In many countries, the number of laws and regulations adopted each year to which SMEs must comply is increasing dramatically. While this is not a bad thing, it is necessary to improve the quality of laws and regulations and the process through which they are formulated and adopted.

Well-structured laws and regulations should have a positive influence on private sector development, economic growth and employment, as well as on social and environmental outcomes.

New or recently revised laws and regulations can generate unanticipated and undesired effects. To counter this, it is important to consider the impact of new laws and regulations on SMEs before they are introduced.

Anticipating regulatory impacts – Regulatory Impact Analysis

In general terms, this is referred to as Regulatory Impact Analysis (RIA).

A RIA is a systemic approach to assessing the anticipated positive and negative effects of proposed and existing laws and regulations alongside non-legal and non-regulatory alternatives. This employs an evidence-based approach to policymaking to ensure proposed laws and regulations are efficient and effective in a changing and complex world.

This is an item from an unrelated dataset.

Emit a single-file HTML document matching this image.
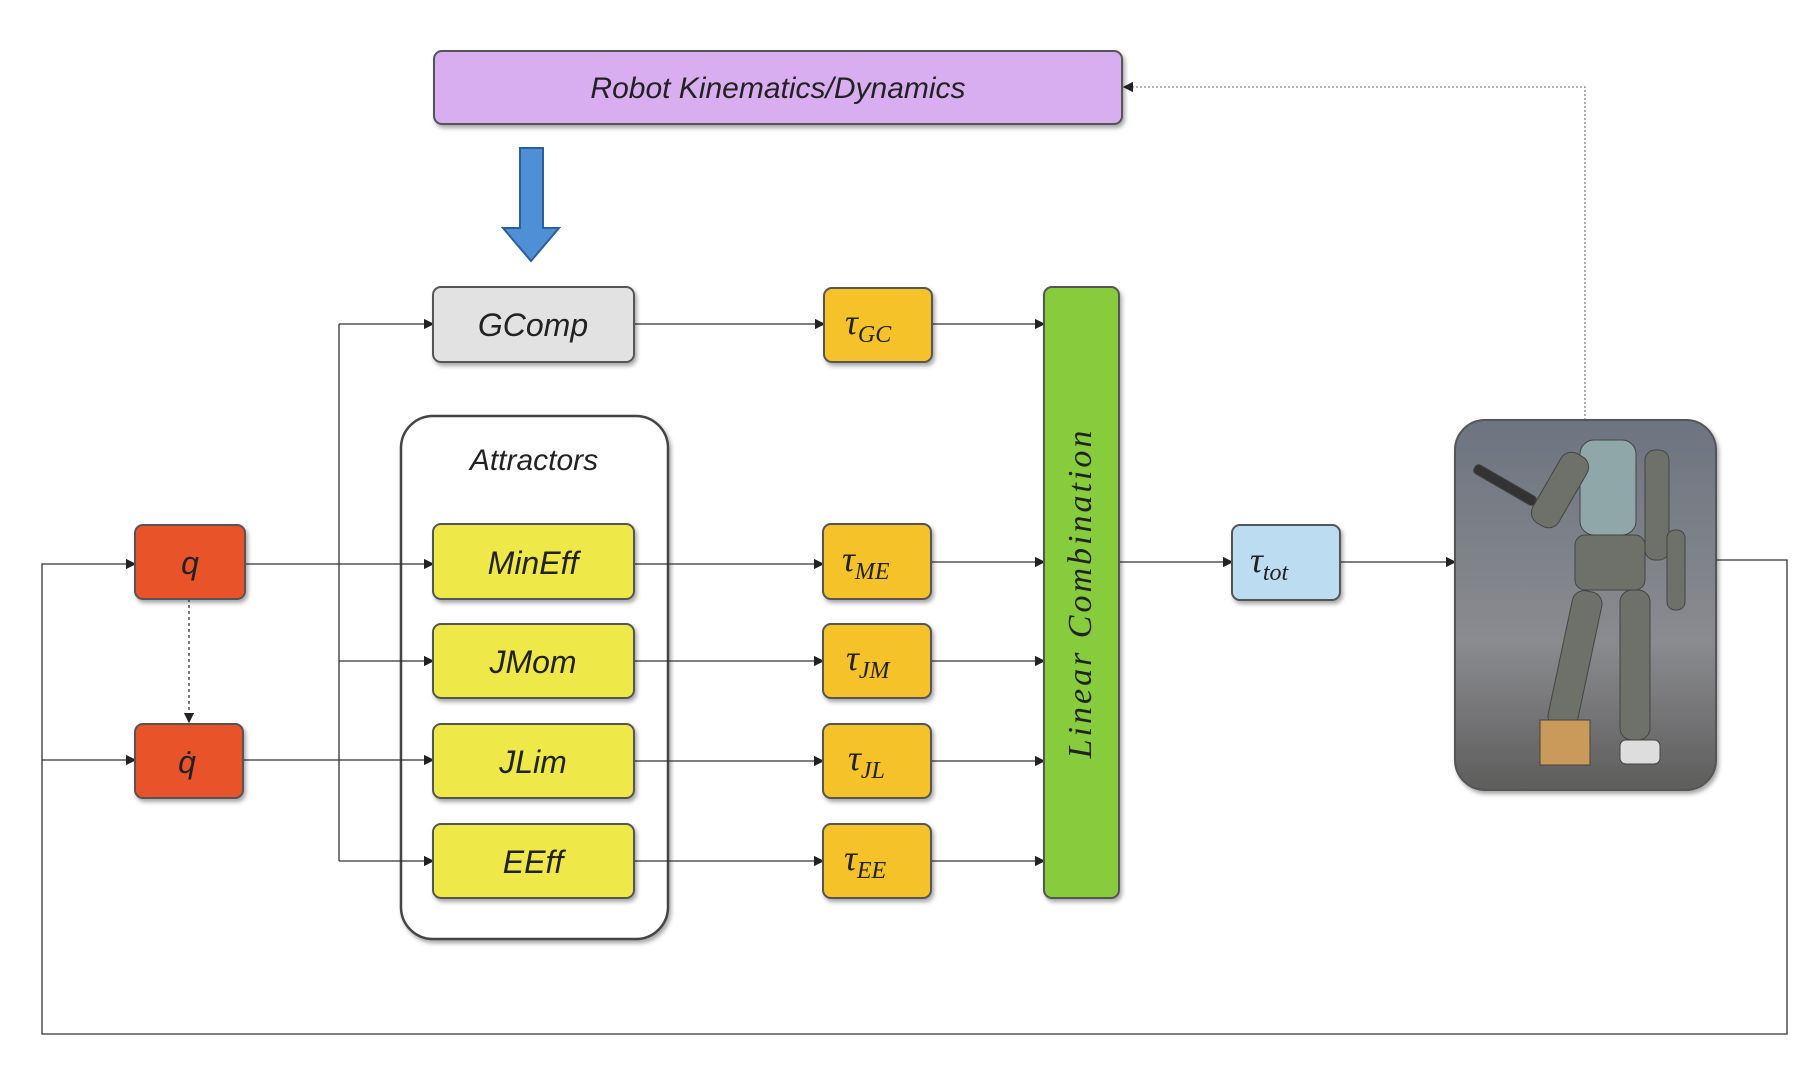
<!DOCTYPE html>
<html><head><meta charset="utf-8"><style>
html,body{margin:0;padding:0;background:#fff;}
svg{display:block;}
text{font-family:"Liberation Sans",sans-serif;font-style:italic;}
.s{font-family:"Liberation Serif",serif;}
</style></head><body>
<svg width="1798" height="1068" viewBox="0 0 1798 1068" xmlns="http://www.w3.org/2000/svg">
<defs>
<marker id="a" markerWidth="8" markerHeight="8" refX="7" refY="4" orient="auto"><path d="M0,0 L8,4 L0,8 z" fill="#222"/></marker>
<filter id="sh" x="-10%" y="-10%" width="130%" height="140%"><feDropShadow dx="2" dy="3" stdDeviation="2" flood-color="#000" flood-opacity="0.35"/></filter>
<linearGradient id="rb" x1="0" y1="0" x2="0" y2="1"><stop offset="0" stop-color="#6d7480"/><stop offset="0.6" stop-color="#8a8b8f"/><stop offset="1" stop-color="#5e5d5c"/></linearGradient>
</defs>
<!-- attractors container -->
<rect x="401" y="416" width="267" height="523" rx="32" fill="#fff" stroke="#444" stroke-width="2.5" filter="url(#sh)"/>
<text x="534" y="470" font-size="30" text-anchor="middle" fill="#222">Attractors</text>
<g stroke="#333" stroke-width="1.3" fill="none">
<polyline points="1716,560 1787,560 1787,1034 42,1034 42,564 135,564" marker-end="url(#a)"/>
<polyline points="42,760 135,760" marker-end="url(#a)"/>
<line x1="189" y1="599" x2="189" y2="722" stroke-dasharray="3,3" marker-end="url(#a)"/>
<line x1="245" y1="564" x2="433" y2="564" marker-end="url(#a)"/>
<line x1="243" y1="760" x2="433" y2="760" marker-end="url(#a)"/>
<line x1="339" y1="324" x2="339" y2="861"/>
<line x1="339" y1="324" x2="433" y2="324" marker-end="url(#a)"/>
<line x1="339" y1="661" x2="433" y2="661" marker-end="url(#a)"/>
<line x1="339" y1="861" x2="433" y2="861" marker-end="url(#a)"/>
<line x1="634" y1="324" x2="824" y2="324" marker-end="url(#a)"/>
<line x1="634" y1="564" x2="823" y2="564" marker-end="url(#a)"/>
<line x1="634" y1="661" x2="823" y2="661" marker-end="url(#a)"/>
<line x1="634" y1="761" x2="823" y2="761" marker-end="url(#a)"/>
<line x1="634" y1="861" x2="823" y2="861" marker-end="url(#a)"/>
<line x1="932" y1="324" x2="1044" y2="324" marker-end="url(#a)"/>
<line x1="931" y1="562" x2="1044" y2="562" marker-end="url(#a)"/>
<line x1="931" y1="661" x2="1044" y2="661" marker-end="url(#a)"/>
<line x1="931" y1="761" x2="1044" y2="761" marker-end="url(#a)"/>
<line x1="931" y1="861" x2="1044" y2="861" marker-end="url(#a)"/>
<line x1="1119" y1="562" x2="1232" y2="562" marker-end="url(#a)"/>
<line x1="1340" y1="562" x2="1455" y2="562" marker-end="url(#a)"/>
<polyline points="1585,420 1585,87 1124,87" stroke="#888" stroke-dasharray="2,2" marker-end="url(#a)"/>
</g>
<rect x="434" y="51" width="688" height="73" rx="8" fill="#d9aef0" stroke="#555" stroke-width="2" filter="url(#sh)"/>
<text x="778" y="98" font-size="30" text-anchor="middle" fill="#222">Robot Kinematics/Dynamics</text>
<path d="M520,148 L543,148 L543,228 L559,228 L531,261 L503,228 L520,228 Z" fill="#4f8fd6" stroke="#2d5f9a" stroke-width="2"/>
<g stroke="#555" stroke-width="2" filter="url(#sh)">
<rect x="433" y="287" width="201" height="75" rx="8" fill="#e2e2e2"/>
<rect x="433" y="524" width="201" height="75" rx="8" fill="#eee84a"/>
<rect x="433" y="624" width="201" height="74" rx="8" fill="#eee84a"/>
<rect x="433" y="724" width="201" height="74" rx="8" fill="#eee84a"/>
<rect x="433" y="824" width="201" height="74" rx="8" fill="#eee84a"/>
<rect x="824" y="288" width="108" height="74" rx="8" fill="#f5c22a"/>
<rect x="823" y="524" width="108" height="75" rx="8" fill="#f5c22a"/>
<rect x="823" y="624" width="108" height="74" rx="8" fill="#f5c22a"/>
<rect x="823" y="724" width="108" height="74" rx="8" fill="#f5c22a"/>
<rect x="823" y="824" width="108" height="74" rx="8" fill="#f5c22a"/>
<rect x="1044" y="287" width="75" height="611" rx="8" fill="#86cc3c"/>
<rect x="135" y="525" width="110" height="74" rx="8" fill="#e8522a"/>
<rect x="135" y="724" width="108" height="74" rx="8" fill="#e8522a"/>
<rect x="1232" y="525" width="108" height="75" rx="8" fill="#bcdcf2"/>
</g>
<g font-size="32" text-anchor="middle" fill="#222">
<text x="533" y="336">GComp</text>
<text x="533" y="574">MinEff</text>
<text x="533" y="673">JMom</text>
<text x="533" y="773">JLim</text>
<text x="533" y="873">EEff</text>
<text x="190" y="574">q</text>
<text x="187" y="773">q̇</text>
<text class="s" x="1091" y="593" transform="rotate(-90 1091 593)" font-size="34" letter-spacing="3">Linear Combination</text>
</g>
<g class="s" fill="#222" font-size="36">
<text class="s" x="845" y="334">τ<tspan font-size="24" dy="8">GC</tspan></text>
<text class="s" x="842" y="571">τ<tspan font-size="24" dy="8">ME</tspan></text>
<text class="s" x="846" y="670">τ<tspan font-size="24" dy="8">JM</tspan></text>
<text class="s" x="848" y="770">τ<tspan font-size="24" dy="8">JL</tspan></text>
<text class="s" x="844" y="870">τ<tspan font-size="24" dy="8">EE</tspan></text>
<text class="s" x="1250" y="572">τ<tspan font-size="24" dy="8">tot</tspan></text>
</g>
<g filter="url(#sh)">
<rect x="1455" y="420" width="261" height="370" rx="30" fill="url(#rb)" stroke="#555" stroke-width="2"/>
</g>
<g fill="#6d716a" stroke="#444" stroke-width="1">
<rect x="1580" y="440" width="56" height="95" rx="14" fill="#8fa7a8"/>
<rect x="1545" y="450" width="30" height="80" rx="12" transform="rotate(30 1560 490)"/>
<rect x="1645" y="450" width="24" height="110" rx="10"/>
<rect x="1667" y="530" width="18" height="80" rx="8"/>
<rect x="1470" y="480" width="70" height="10" rx="4" transform="rotate(30 1505 485)" fill="#333"/>
<rect x="1575" y="535" width="70" height="55" rx="10"/>
<rect x="1560" y="590" width="30" height="140" rx="12" transform="rotate(12 1575 660)"/>
<rect x="1620" y="590" width="30" height="150" rx="12"/>
<rect x="1540" y="720" width="50" height="45" fill="#c99a5a"/>
<rect x="1620" y="740" width="40" height="24" rx="6" fill="#ddd"/>
</g>
</svg>
</body></html>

Some form of RIA has been adopted by nearly all OECD members. However, the successful implementation of RIA is administratively and technically challenging.

Many developing economies have not yet established RIA mechanisms, largely because these are seen as too costly, difficult and time-consuming.

An easier to apply analysis of likely impacts on SMEs

The SME Test is a type of RIA implemented in many European countries to ensure that proposed laws and regulations do not impact disproportionately on SMEs. It involves testing the application of legislative and regulatory proposals to determine their likely impact on SMEs.

See the European Commission’s recently revised Better Regulation Guidelines (November 2021).

Key elements of the SME test are:

  • Has to be performed and reported more systematically in all impact assessment reports, where proportionate.
  • The Impact Assessment report must include the assessment of impacts on SMEs with a reference to the result of the “test” on various policy options.
  • The assessment has to be proportionate to the relevance of the initiative for SMEs.
  • Because data on SME costs can be hard to obtain, it is particularly important to plan the SME consultation process properly.
  • Where there are significant adverse impacts on SMEs anticipated, consideration should be given to different ways to minimize burdens when devising the policy options.
  • When policy options impose a disproportionate burden on SMEs compared to large enterprises, it is necessary to consider mitigating measures as well as embedding a way to monitor the impact on SMEs in the legislation or regulation.
  • SME exemptions should only be considered as a last mitigating measure.

Encouraging policymakers to think small first

The SME Test reflects the European Commission’s “Think Small First” principle. This principle:

Requires policymakers to give full consideration to SMEs at the early policy development stage. Ideally, rules impacting on business should be created from the SMEs’ point of view, or in other words, SMEs should be considered by public authorities as being their “prime customers” as far as business regulation is concerned. The principle relies on the fact that “one size does not fit all” but a lighter touch approach can also be beneficial to larger businesses. Conversely, rules and procedures designed for large companies create disproportionate, if not unbearable burdens for SMEs as they lack economies of scale.

Improving the ways laws and regulations are crafted

While the successful implementation of the SME Test requires a change of culture and attitude among public officials, it should not necessitate a substantial increase of personnel or the creation of a complex institution.

An SME Test becomes part of the normal policymaking process. Public officials should be supported to develop the skills and knowledge necessary to implement these procedures in the preparation of new laws and regulations.